Inoltre, le proiezioni demografiche suggeriscono che la rarefazione giovanile non si limiterà alla scuola dell’obbligo, ma potrà progressivamente riflettersi anche sui livelli formativi successivi. In un tale scenario, il rischio non riguarda soltanto la tenuta quantitativa della popolazione studentesca, ma l’indebolimento di una delle funzioni più vitali che i giovani assolvono nei territori: quella di tenere aperti gli spazi della cultura, della ricerca, dell’innovazione. Dove c’è presenza studentesca, infatti, il tessuto sociale si rinnova, si connette con il futuro, mantiene viva una dinamica di scambio e progettazione collettiva.

In ultima istanza, ma non certo per importanza, a risentire direttamente e negativamente di questa dinamica è – e non potrebbe essere altrimenti – il mercato del lavoro regionale. Meno giovani disponibili significa minore capacità di innovare, di adattarsi ai nuovi paradigmi tecnologici. Il tessuto imprenditoriale umbro, già fragile e fortemente orientato alla microimpresa, si espone così a un crescente rischio di obsolescenza. Il ricambio generazionale rallenta o si inceppa in molti ambiti strategici: nei mestieri, nella pubblica amministrazione, nelle libere professioni, nel settore artigiano. E, come ha messo in luce Elisabetta Tondini [Retribuzioni giovanili in Umbria: evidenze strutturali di un divario persistente], accanto alla rarefazione anagrafica si consolida un divario retributivo che alimenta la penalizzazione proprio delle nuove generazioni. I giovani umbri, pur più scolarizzati, entrano nel mercato del lavoro con retribuzioni più basse rispetto al passato e con un differenziale crescente rispetto agli adulti. È una forbice che si allarga e che va ad erodere motivazioni, autonomia, capacità di radicamento. In un contesto dove le opportunità di carriera sono spesso limitate, questo scollamento nel “valore” attribuito al lavoro rischia di trasformarsi nella spinta decisiva verso la perdita definitiva di capitale umano. D’altronde, meno giovani restano, meno dinamico è il tessuto socio-economico, meno attrattivo diventa il territorio.

Per concludere
La rarefazione giovanile si intreccia con la questione dello sviluppo regionale. Senza giovani, non solo manca la popolazione attiva: viene meno la spinta al cambiamento, alla sperimentazione, alla costruzione del nuovo. Una regione con sempre meno giovani rischia di diventare una società bloccata, incapace di rigenerarsi.

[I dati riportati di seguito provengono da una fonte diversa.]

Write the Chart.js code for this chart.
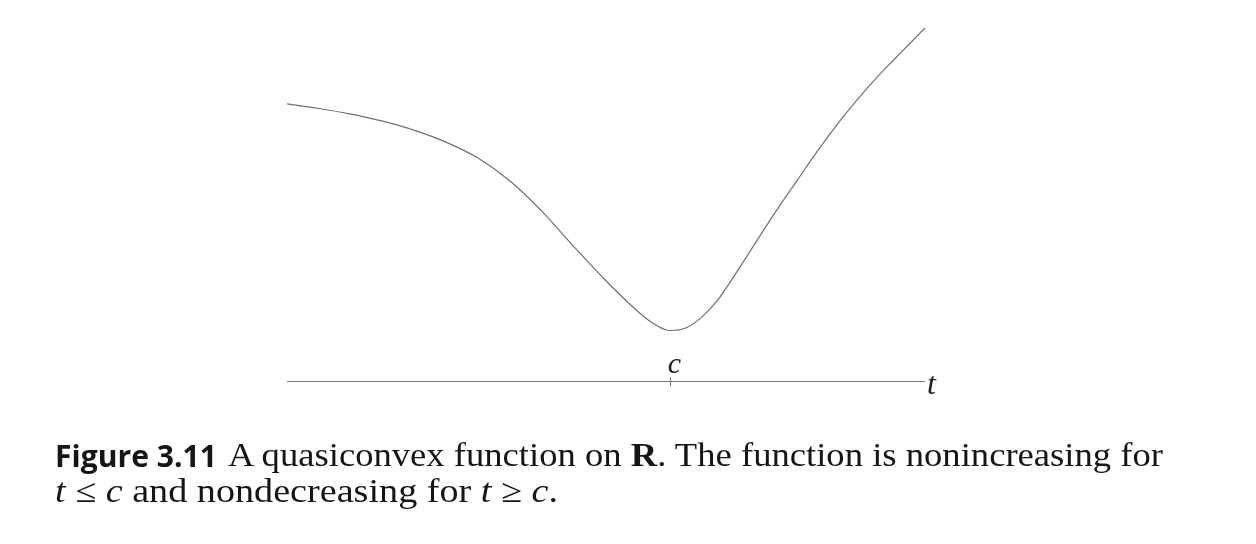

Comprendere la profondità di questo cambiamento è il primo passo per immaginare risposte adeguate. Non si tratta solo di “avere più figli” o di “trattenere i giovani”. Si tratta di ricostruire un patto sociale che renda l’Umbria un luogo desiderabile: un luogo dove vivere, crescere, innovare. Un luogo capace di futuro, non solo di memoria. Un luogo dove i giovani possano scegliere di restare, o di tornare.